The Quire is the oldest part of the current building. With 12th century foundations, the present Quire was rebuilt in the 14th century and consecrated in 1398. Though the building of the church has changed dramatically over the centuries, the Quire has been in continuous use unchanged.
Throughout its long life, the Quire has witnessed the changing liturgies of Christian Worship in Scotland from Roman Catholicism, through Episcopalianism to Presbyterianism. It has been a place for royal weddings and has housed military forces engaged in battle. Today, it contains a Sacristy of outstanding architectural importance, memorials of major significance for Scottish history and superb stained-glass by Sir Edward Burne-Jones and more contemporary tapestries as well as the Bothwell Embroideries. A place of great beauty, prayer and peace, it is much visited by tourists and worshippers alike.
Violent storms during the winter of 2011 brought substantial downfall of masonry from the ceiling of our 14th century Quire. Investigation was immediately carried out by our architect and officials from South Lanarkshire Council. The Quire was deemed unsafe for public use, emptied of contents and vacated. Since last Easter, it has been separated from the Crossing and Nave of the church by a protective wall. And so, sadly, it remains.
WHAT CAUSED THE PROBLEM ?
Investigation by engineers has discovered that the foundations of the Quire are 800 years old and are constructed on clay. During the last 80 years, the foundations along the south wall of the Quire have slipped. This has caused the wall to move outwards by some 11 inches and the massively heavy 600 year old stone roof-slabs to become displaced.
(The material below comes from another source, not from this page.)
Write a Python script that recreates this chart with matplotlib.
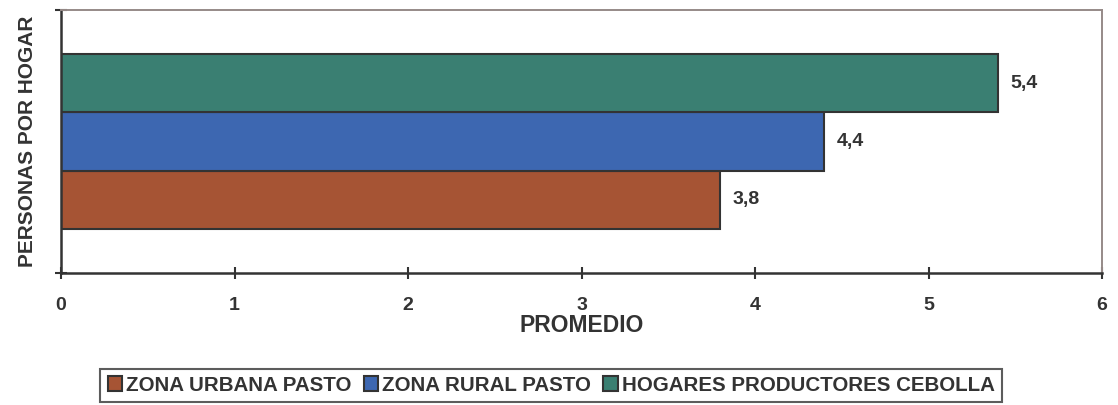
import matplotlib
matplotlib.use("Agg")
import matplotlib.pyplot as plt

# data
series = ["ZONA URBANA PASTO", "ZONA RURAL PASTO", "HOGARES PRODUCTORES CEBOLLA"]
values = [3.8, 4.4, 5.4]
value_labels = ["3,8", "4,4", "5,4"]
colors = ["#A65434", "#3D67B1", "#3A7F72"]
xticks = [0, 1, 2, 3, 4, 5, 6]

plt.rcParams['font.family'] = ['Liberation Sans', 'DejaVu Sans']
txt = "#333333"

fig = plt.figure(figsize=(11.18, 4.05), dpi=100)
ax = fig.add_axes([0.0546, 0.326, 0.9311, 0.649])

h = 0.222
offsets = [-h, 0, h]
for name, v, lab, c, off in zip(series, values, value_labels, colors, offsets):
    ax.barh(off, v, height=h, color=c, edgecolor="#333333", linewidth=1.5, label=name)
    ax.text(v + 0.07, off, lab, va="center", ha="left", fontsize=14,
            fontweight="bold", color=txt)

ax.set_xlim(0, 6)
ax.set_ylim(-0.5, 0.5)
ax.set_xticks(xticks)
ax.set_xticklabels([str(t) for t in xticks], fontsize=14, fontweight="bold", color=txt)
ax.set_yticks([-0.5, 0.5])
ax.set_yticklabels([])
ax.tick_params(axis="both", direction="inout", length=8, width=1.5, color="#333333")
ax.tick_params(axis="x", pad=13)

for s in ["left", "bottom"]:
    ax.spines[s].set_color("#333333")
    ax.spines[s].set_linewidth(1.8)
for s in ["top", "right"]:
    ax.spines[s].set_color("#968A88")
    ax.spines[s].set_linewidth(1.4)

ax.set_xlabel("PROMEDIO", fontsize=16.5, fontweight="bold", color=txt, labelpad=0)
ax.set_ylabel("PERSONAS POR HOGAR", fontsize=15, fontweight="bold", color=txt, labelpad=10)

leg = fig.legend(loc="upper center", bbox_to_anchor=(0.493, 0.09), ncol=3,
                 frameon=True, fancybox=False, edgecolor="#333333",
                 handlelength=0.7, handleheight=0.7, handletextpad=0.2,
                 columnspacing=0.6, borderpad=0.35, borderaxespad=0,
                 prop={"size": 14.8, "weight": "bold"})
leg.get_frame().set_linewidth(1.5)
for t in leg.get_texts():
    t.set_color(txt)

fig.savefig("out.png", dpi=100)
The result is serious damage to the structure of the Quire building, the priceless Burne-Jones stained-glass windows and the internal stone ornamentation of the Quire ceiling.
WHAT NEEDS TO BE DONE?
The foundations need to be secured, the walls of the Quire building stabilised and the Quire roof stripped of its stone covering, and a solid structure inserted upon which the ancient stone roof-slabs can be replaced. Thereafter, stone indentation is required, the stained-glass windows removed, restored and replaced and the memorials refurbished.
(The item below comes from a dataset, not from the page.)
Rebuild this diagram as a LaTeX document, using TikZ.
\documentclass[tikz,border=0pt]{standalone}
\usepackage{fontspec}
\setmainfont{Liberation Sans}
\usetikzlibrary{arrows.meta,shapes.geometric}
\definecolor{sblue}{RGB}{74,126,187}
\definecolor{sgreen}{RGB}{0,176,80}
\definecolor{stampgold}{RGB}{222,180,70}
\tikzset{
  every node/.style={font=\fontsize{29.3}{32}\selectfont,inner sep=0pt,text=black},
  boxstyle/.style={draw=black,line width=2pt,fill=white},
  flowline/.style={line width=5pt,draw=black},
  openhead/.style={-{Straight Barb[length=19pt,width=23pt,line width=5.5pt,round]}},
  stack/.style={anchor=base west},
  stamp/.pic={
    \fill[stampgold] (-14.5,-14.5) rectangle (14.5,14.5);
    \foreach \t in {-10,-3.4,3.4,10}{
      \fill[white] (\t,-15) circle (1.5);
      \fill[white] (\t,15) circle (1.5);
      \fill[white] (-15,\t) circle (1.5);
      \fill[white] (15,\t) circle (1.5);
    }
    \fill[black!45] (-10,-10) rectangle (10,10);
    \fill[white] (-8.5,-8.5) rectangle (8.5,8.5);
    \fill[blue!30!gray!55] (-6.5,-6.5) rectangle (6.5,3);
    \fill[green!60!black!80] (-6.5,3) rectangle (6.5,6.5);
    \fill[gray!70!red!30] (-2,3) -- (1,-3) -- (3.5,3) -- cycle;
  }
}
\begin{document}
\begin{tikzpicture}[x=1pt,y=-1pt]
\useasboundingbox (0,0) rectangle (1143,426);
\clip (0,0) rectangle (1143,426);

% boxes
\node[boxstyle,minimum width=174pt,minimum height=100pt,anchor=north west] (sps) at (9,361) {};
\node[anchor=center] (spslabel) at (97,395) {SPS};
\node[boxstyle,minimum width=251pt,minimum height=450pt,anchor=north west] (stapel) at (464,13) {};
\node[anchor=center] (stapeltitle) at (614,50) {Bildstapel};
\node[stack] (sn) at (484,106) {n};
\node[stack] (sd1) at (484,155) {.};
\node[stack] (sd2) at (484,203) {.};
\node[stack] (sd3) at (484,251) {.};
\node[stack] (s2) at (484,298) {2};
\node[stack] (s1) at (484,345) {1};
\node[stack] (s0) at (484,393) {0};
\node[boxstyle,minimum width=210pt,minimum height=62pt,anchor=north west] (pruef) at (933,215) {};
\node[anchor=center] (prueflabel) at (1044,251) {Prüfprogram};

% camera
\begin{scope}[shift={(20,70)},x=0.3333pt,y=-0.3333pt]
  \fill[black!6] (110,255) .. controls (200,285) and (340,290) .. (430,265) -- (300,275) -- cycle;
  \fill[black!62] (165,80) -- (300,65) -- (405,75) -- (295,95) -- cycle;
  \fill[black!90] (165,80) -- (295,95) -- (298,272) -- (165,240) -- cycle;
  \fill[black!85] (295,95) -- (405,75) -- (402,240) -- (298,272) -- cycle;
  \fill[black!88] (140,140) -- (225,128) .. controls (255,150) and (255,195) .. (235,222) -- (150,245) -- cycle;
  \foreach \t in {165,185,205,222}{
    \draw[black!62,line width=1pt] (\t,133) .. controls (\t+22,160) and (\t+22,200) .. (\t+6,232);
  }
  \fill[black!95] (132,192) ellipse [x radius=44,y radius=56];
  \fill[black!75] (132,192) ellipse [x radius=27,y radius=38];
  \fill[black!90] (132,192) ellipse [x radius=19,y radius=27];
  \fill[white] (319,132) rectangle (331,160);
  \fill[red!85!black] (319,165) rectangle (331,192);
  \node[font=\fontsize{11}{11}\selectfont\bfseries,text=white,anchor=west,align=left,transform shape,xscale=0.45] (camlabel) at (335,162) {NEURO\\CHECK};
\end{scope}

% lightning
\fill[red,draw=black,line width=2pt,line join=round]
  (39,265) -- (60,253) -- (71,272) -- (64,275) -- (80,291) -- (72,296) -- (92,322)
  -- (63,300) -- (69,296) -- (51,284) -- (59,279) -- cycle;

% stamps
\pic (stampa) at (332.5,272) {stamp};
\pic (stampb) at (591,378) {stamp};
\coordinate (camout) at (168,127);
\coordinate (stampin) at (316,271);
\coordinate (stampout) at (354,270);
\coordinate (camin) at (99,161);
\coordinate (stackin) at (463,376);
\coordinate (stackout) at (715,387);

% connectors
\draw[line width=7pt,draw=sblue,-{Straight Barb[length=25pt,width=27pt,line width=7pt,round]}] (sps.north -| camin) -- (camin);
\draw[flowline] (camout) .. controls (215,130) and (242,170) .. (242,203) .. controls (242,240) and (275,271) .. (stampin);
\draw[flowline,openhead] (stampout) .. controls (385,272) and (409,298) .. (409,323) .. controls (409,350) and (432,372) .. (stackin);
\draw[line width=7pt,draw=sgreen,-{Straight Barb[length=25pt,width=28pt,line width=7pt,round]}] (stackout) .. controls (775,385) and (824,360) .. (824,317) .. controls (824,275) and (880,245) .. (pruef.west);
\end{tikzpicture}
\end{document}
WHY MUST THIS WORK BE DONE?
Very simply because, unless this restorative work is carried out as soon as possible, the building of the Quire will degenerate until it becomes a ruin. Scotland, as a nation, would then lose for ever a place of unique historical, architectural and social significance. The important necessity of this project for the ongoing witness of the Christian Church in Scotland is clearly demonstrated by the willing support of:
our Royal Patron
Her Royal Highness
Princess Anne, The Princess Royal
and our Patrons
The Roman Catholic Archbishop of Glasgow
The Episcopal Bishop of Glasgow & Galloway
The Dean of the Chapel Royal in
Scotland (Church of Scotland).
HOW MUCH WILL IT COST?
The total project cost, from start to finish, is £2million.
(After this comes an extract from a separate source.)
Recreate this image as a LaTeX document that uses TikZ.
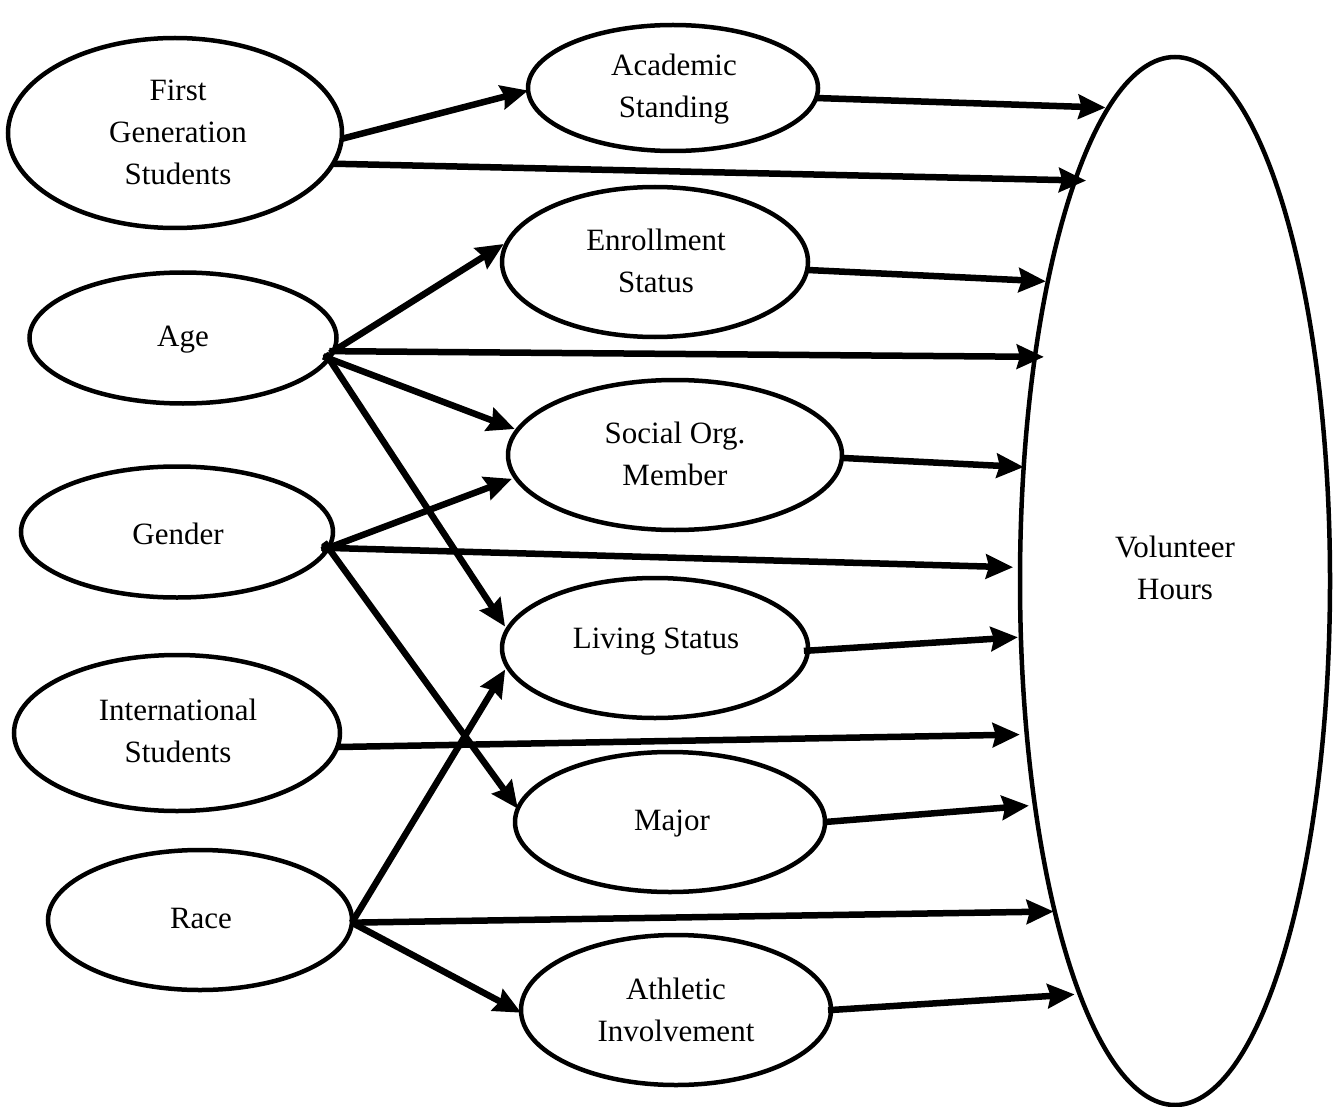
\documentclass[tikz,border=0pt]{standalone}
\usepackage{fontspec}
\setmainfont{Liberation Serif}
\usetikzlibrary{shapes.geometric,arrows.meta}
\begin{document}
\begin{tikzpicture}[x=1pt,y=-1pt,
  ell/.style={ellipse,draw,line width=4.5pt,inner sep=0pt,outer sep=0pt},
  txt/.style={align=center,font=\fontsize{31}{42}\selectfont,inner sep=0pt},
  arr/.style={line width=6.5pt,-{Stealth[length=27pt,width=24pt,inset=3pt]}}]
\useasboundingbox (0,0) rectangle (1335,1107);
% ellipses
\node[ell,minimum width=334pt,minimum height=190pt] (fgs) at (175,133) {};
\node[ell,minimum width=307pt,minimum height=131pt] (age) at (183,338) {};
\node[ell,minimum width=312pt,minimum height=131pt] (gen) at (177,532) {};
\node[ell,minimum width=326pt,minimum height=156pt] (intl) at (177,733) {};
\node[ell,minimum width=304pt,minimum height=140pt] (race) at (200,920) {};
\node[ell,minimum width=290pt,minimum height=126pt] (acad) at (673,88) {};
\node[ell,minimum width=306pt,minimum height=150pt] (enr) at (655,262) {};
\node[ell,minimum width=334pt,minimum height=150pt] (soc) at (675,455) {};
\node[ell,minimum width=306pt,minimum height=140pt] (liv) at (655,648) {};
\node[ell,minimum width=310pt,minimum height=140pt] (maj) at (670,822) {};
\node[ell,minimum width=310pt,minimum height=150pt] (ath) at (676,1010) {};
\node[ell,minimum width=310pt,minimum height=1048pt] (vh) at (1175,581) {};
% texts
\node[txt] (tfgs) at (178,132.5) {First\\Generation\\Students};
\node[txt] (tage) at (183,340) {Age};
\node[txt] (tgen) at (178,534) {Gender};
\node[txt] (tintl) at (178,731) {International\\Students};
\node[txt] (trace) at (201,918) {Race};
\node[txt] (tacad) at (674,89) {Academic\\Standing};
\node[txt] (tenr) at (656,261) {Enrollment\\Status};
\node[txt] (tsoc) at (675,454) {Social Org.\\Member};
\node[txt] (tliv) at (656,642) {Living Status};
\node[txt] (tmaj) at (672,824) {Major};
\node[txt] (tath) at (676,1010) {Athletic\\Involvement};
\node[txt] (tvh) at (1175,568) {Volunteer\\Hours};
% arrows
\draw[arr] (fgs.-2.4) -- (acad.181.6);
\draw[arr,shorten >=-11pt] (fgs.-11.9) -- (vh.104);
\draw[arr,shorten >=3pt] (acad.-4.8) -- (vh.98.7);
\draw[arr,shorten >=5pt,shorten <=-4pt] (age.-5) -- (enr.172.7);
\draw[arr,shorten >=-9pt,shorten <=-4pt] (age.-5) -- (vh.122.5);
\draw[arr,shorten >=3pt,shorten <=-6pt] (age.-8) -- (soc.171.8);
\draw[arr,shorten >=4pt,shorten <=-6pt] (age.-8) -- (liv.173.1);
\draw[arr,shorten >=2pt] (enr.-3.8) -- (vh.113.2);
\draw[arr,shorten >=4pt,shorten <=-7pt] (gen.-6.6) -- (soc.188.2);
\draw[arr,shorten >=7pt,shorten <=-7pt] (gen.-6.6) -- (vh.175.2);
\draw[arr,shorten <=-7pt] (gen.-6.6) -- (maj.175.5);
\draw[arr] (soc.-1.7) -- (vh.143);
\draw[arr,shorten >=3pt,shorten <=-4pt] (liv.-1) -- (vh.200.6);
\draw[arr,shorten >=7pt] (intl.-5.4) -- (vh.226.7);
\draw[arr,shorten >=6pt] (maj.0) -- (vh.238.9);
\draw[arr,shorten >=1pt] (race.-1) -- (vh.250.5);
\draw[arr,shorten >=4pt] (race.-1) -- (liv.187.8);
\draw[arr] (race.-1) -- (ath.181);
\draw[arr,shorten >=5pt,shorten <=-3pt] (ath.0) -- (vh.257.1);
\end{tikzpicture}
\end{document}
HOW IS THIS MONEY BEING RAISED?
Already just over £1million has been secured !
- Funding has been secured from the Heritage Lottery Fund, Historic Scotland and Patersons Quarries of Greenoakhill (Landfill Trust).
- Other monies have come from congregational donations.
- A congregational Appeal has been launched.
- An Appeal has also been launched nationally and internationally in Canada and the United States of America (where we have obtained charity status).
- Numerous applications have been made to UK wide Grant funding agencies.
- With the support of South Lanarkshire Council, our special Appeal Video can be viewed on YouTube.